Last week, Zaruba represented the association members in a Chicago meeting with Lee Brown, whom President Clinton recently appointed to head his administration’s war on drugs.

“Brown is a career police officer, formerly head of the New York Police Department,” Zaruba said. “Our members on the East Coast say they really like him, that he is a good cop who will work with us to help solve the problem.

“We know that we can never really solve the problem, because only drug users can totally stop drugs, but we have to keep up.”

Zaruba gets plenty of support from his boss, Du Page Sheriff Richard Doria, who was president of the association in 1986. Zaruba and Doria are the only presidents of the group who have come from the same agency.

Also serving on the group’s 38-member board of directors are James O’Brien, from Elmhurst, and Rick Musil, from Westmont.

The group has an annual conference, slated next year for Albany, N.Y., and has a monthly newsletter with information about the war on drugs.

Zaruba said the group is not designed to deal with public education, “but obviously we are 100 percent behind those efforts.”

The 20-year veteran of the Sheriff’s Department said he opposes decriminalizing the use of some drugs, predicting a negative impact on American business and social agencies that would have to deal with the problems of addiction.

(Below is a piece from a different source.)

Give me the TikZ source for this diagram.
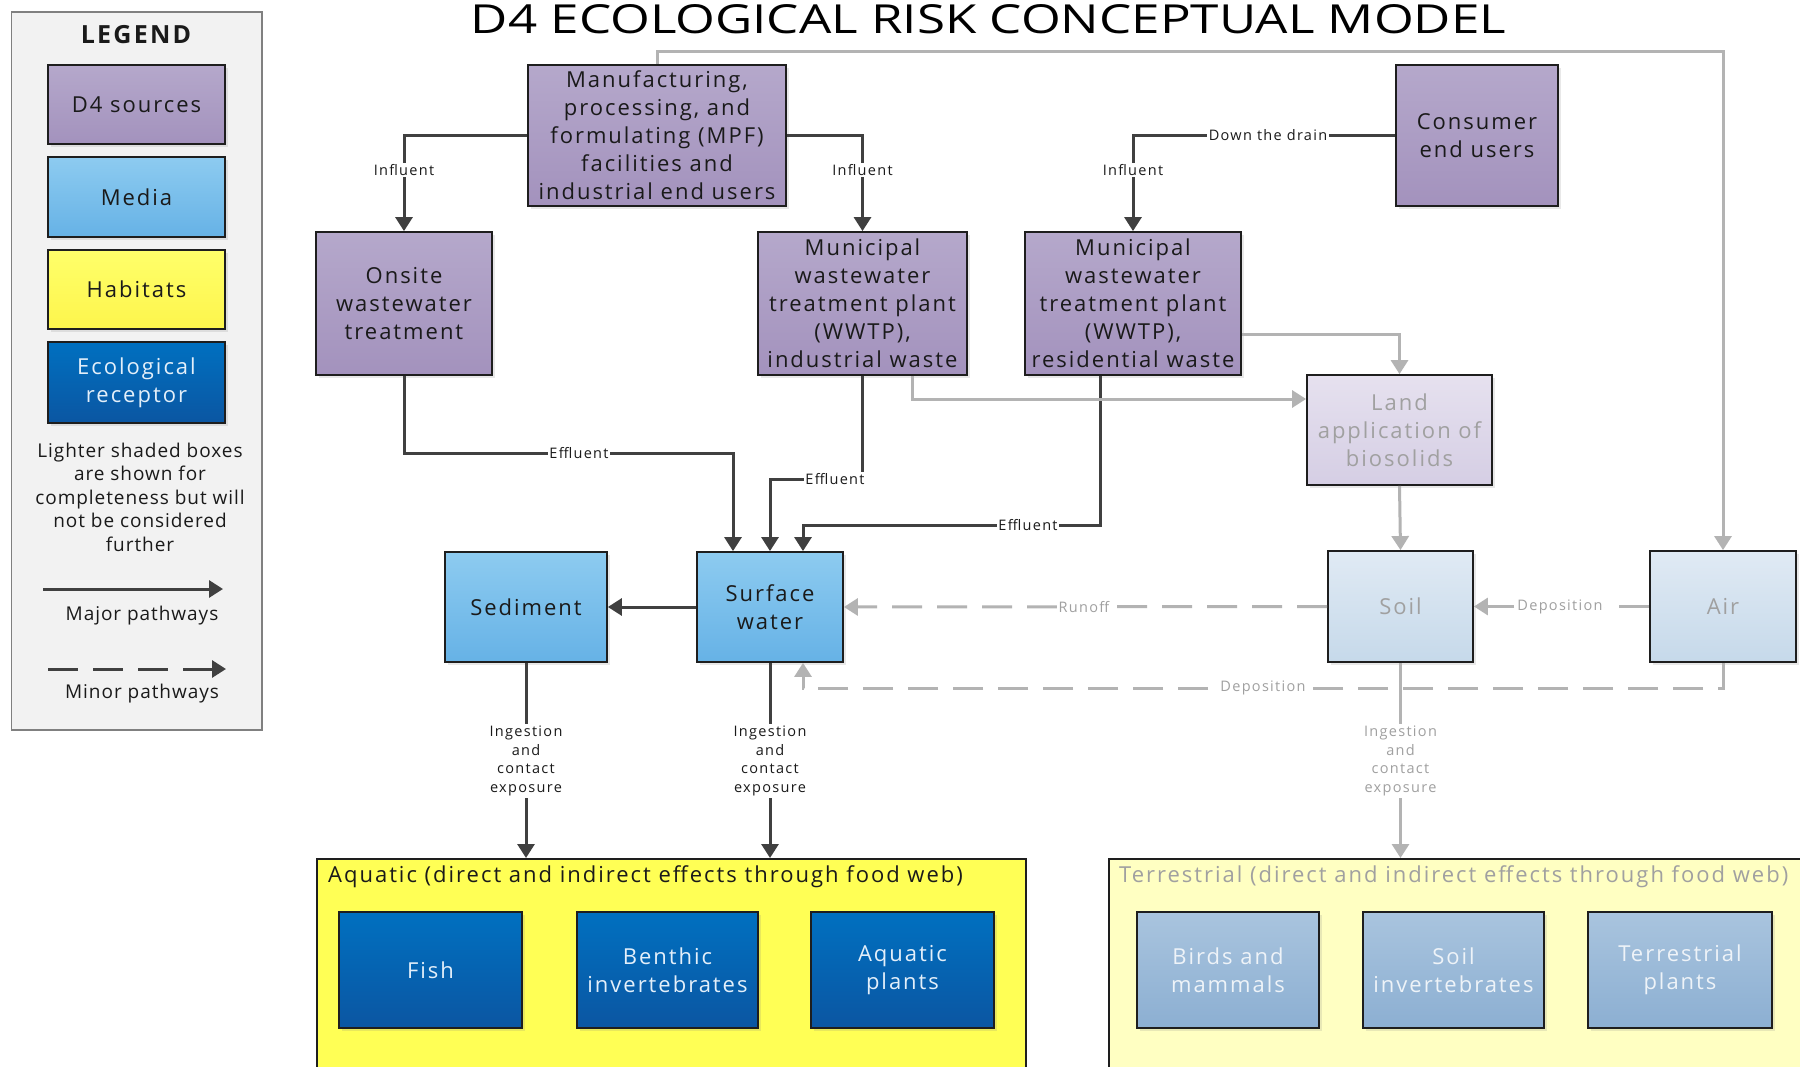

Safe and secure: Anticipating the heavy volumne of shoppers before the holidays, Park Smart, an anti-car-theft group, will have a series of demonstrations from 10 a.m. to 9 p.m. Friday and from 10 a.m. to 7 p.m. Saturday at Yorktown Shopping Center, Butterfield Road and Highland Avenue, Lombard.

The programs are designed to make motorists aware of increased car thefts during the holiday season and to give protection tips. The program will take place on the lower level, near Carson’s.

An honor: Lombard’s Fire Station No. 1, 50 E. St. Charles Rd., will be dedicated at a ceremony at 3 p.m. Thursday to recently retired Deputy Chief John H. Jones, who left the department last month after 36 years.

Eventually a plaque honoring Jones will be placed on the station.